Architectural Services
Architectural Services net sales were $105.2 million compared to $104.9 million, primarily due to increased volume. Adjusted EBITDA was $10.2 million, or 9.7% of net sales, compared to $10.0 million, or 9.5% of net sales. The increase in adjusted EBITDA margin was primarily driven by lower incentive compensation expense, partially offset by project mix. Segment backlog1 at the end of the quarter was $774.7 million, compared to $792.3 million at the end of the second quarter.
Architectural Glass
Architectural Glass net sales were $70.9 million, compared to $70.2 million, primarily due to increased volume and favorable mix, partially offset by lower price driven by end-market demand. Adjusted EBITDA was $11.5 million, or 16.3% of net sales, compared to $13.2 million, or 18.8% of net sales. The decrease in adjusted EBITDA margin was primarily driven by lower price and higher material costs, partially offset by higher volume, favorable mix and lower incentive compensation expense.
Performance Surfaces
Performance Surfaces net sales were $53.0 million, compared to $33.2 million. Net sales included $18.4 million of inorganic sales contribution from the acquisition of UW Solutions and organic growth of 4.3%. Adjusted EBITDA was $11.9 million, or 22.5% of net sales compared to $7.8 million, or 23.6% of net sales. The decrease in adjusted EBITDA margin was primarily driven by the dilutive impact of lower adjusted EBITDA margin from UW Solutions and unfavorable productivity, partially offset by favorable product mix and price.

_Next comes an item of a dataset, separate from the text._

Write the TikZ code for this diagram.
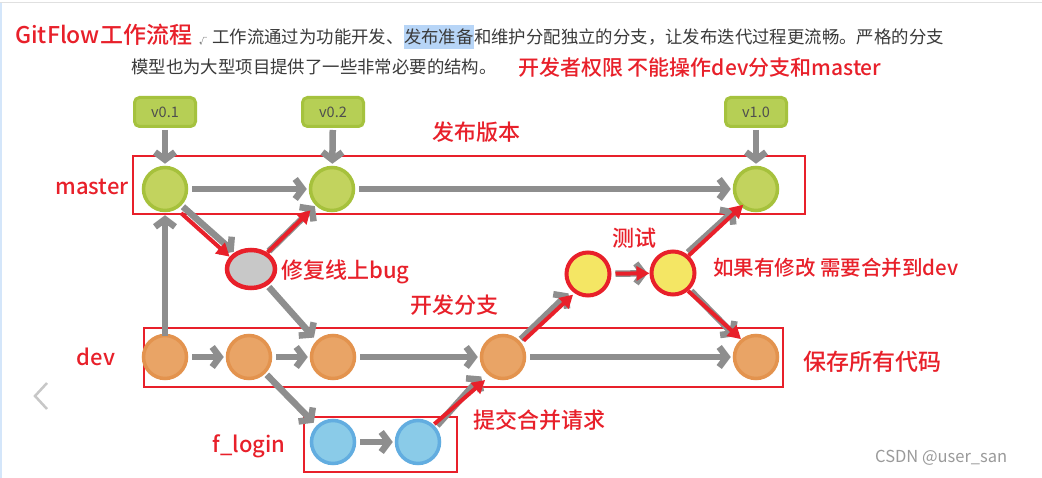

As previously announced, in the first quarter of fiscal 2026, the company began the second phase of Project Fortify (referred to as “Project Fortify Phase 2” or “Phase 2”) to drive further cost efficiencies, primarily in the Architectural Services and Architectural Metals Segments. The company is expanding the scope of Phase 2 to include further restructuring actions, primarily in Architectural Metals and Corporate. With the expanded scope, the company now expects the actions of Phase 2 to incur a total of approximately $28 million to $29 million in pre-tax charges, and deliver estimated annualized pre-tax cost savings of approximately $25 million to $26 million. During the third quarter, the Company incurred $5.1 million of pre-tax costs associated with Phase 2. The company expects the actions associated with Phase 2 to be substantially completed by the end of the fourth quarter of fiscal 2026.